6 In proposito è utile studiare L’attività della prima Internazionale Comunista in Europa e il maoismo, in La Voce n. 10 - marzo 2002

7 Comprendere o no che siamo in una “situazione rivoluzionaria in sviluppo” è una questione discriminante per la valutazione di quello che oggi è realistico (è possibile e quindi bisogna) perseguire in campo politico. Noi siamo in una situazione rivoluzionaria in sviluppo, una situazione in cui i contrasti oggettivi degli interessi tra le classi si acuiscono e si acuiranno sempre più fino a portare allo scontro tra mobilitazione rivoluzionaria delle masse popolari e mobilitazione reazionaria delle masse popolari. La borghesia non può fare concessioni reali alle masse popolari, non può fare nel nostro paese effettive riforme popolari se non connesse col saccheggio di altri paesi (un saccheggio condotto prendendosi la parte del leone: quindi non a beneficio dei gruppi imperialisti USA o del Vaticano - vedi “spedizione umanitaria” a Timor Est), non può concedere alle masse popolari se non le briciole di quello che esse le conquistano sostenendo la rapina, il saccheggio e l’aggressione nella guerra imperialista.
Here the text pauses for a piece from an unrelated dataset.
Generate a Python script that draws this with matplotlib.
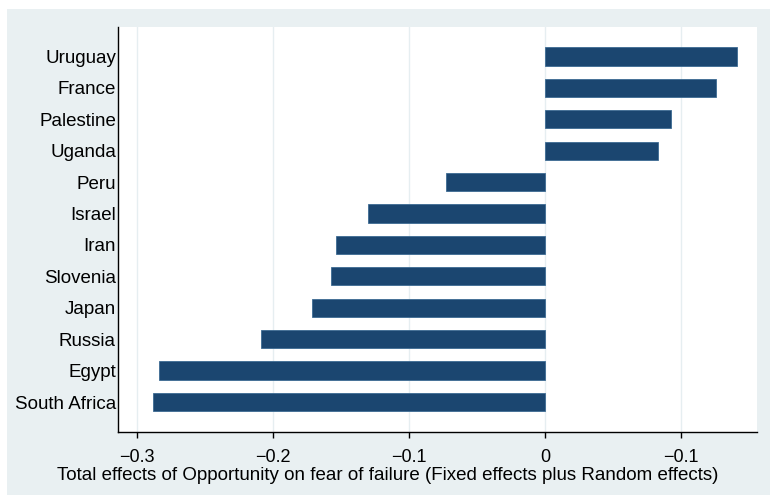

La sinistra quindi è sicuramente vincente se incalza la destra e la borghesia di sinistra sul terreno delle riforme effettivamente popolari e della lotta contro la partecipazione alla guerra imperialista.

8 Vedasi in proposito Sulla mobilitazione delle masse popolari: concentramento di forze e dispersione di forze in La Voce n. 24, pag. 21 e segg.

9 Angelo D’Arcangeli e Andrea De Marchis, Bilancio di un’irruzione nel teatrino della politica borghese - L’esperienza della lista Comunista di Roccasecca dei Volsci (LT), Edizioni Rapporti Sociali, 4.00 €.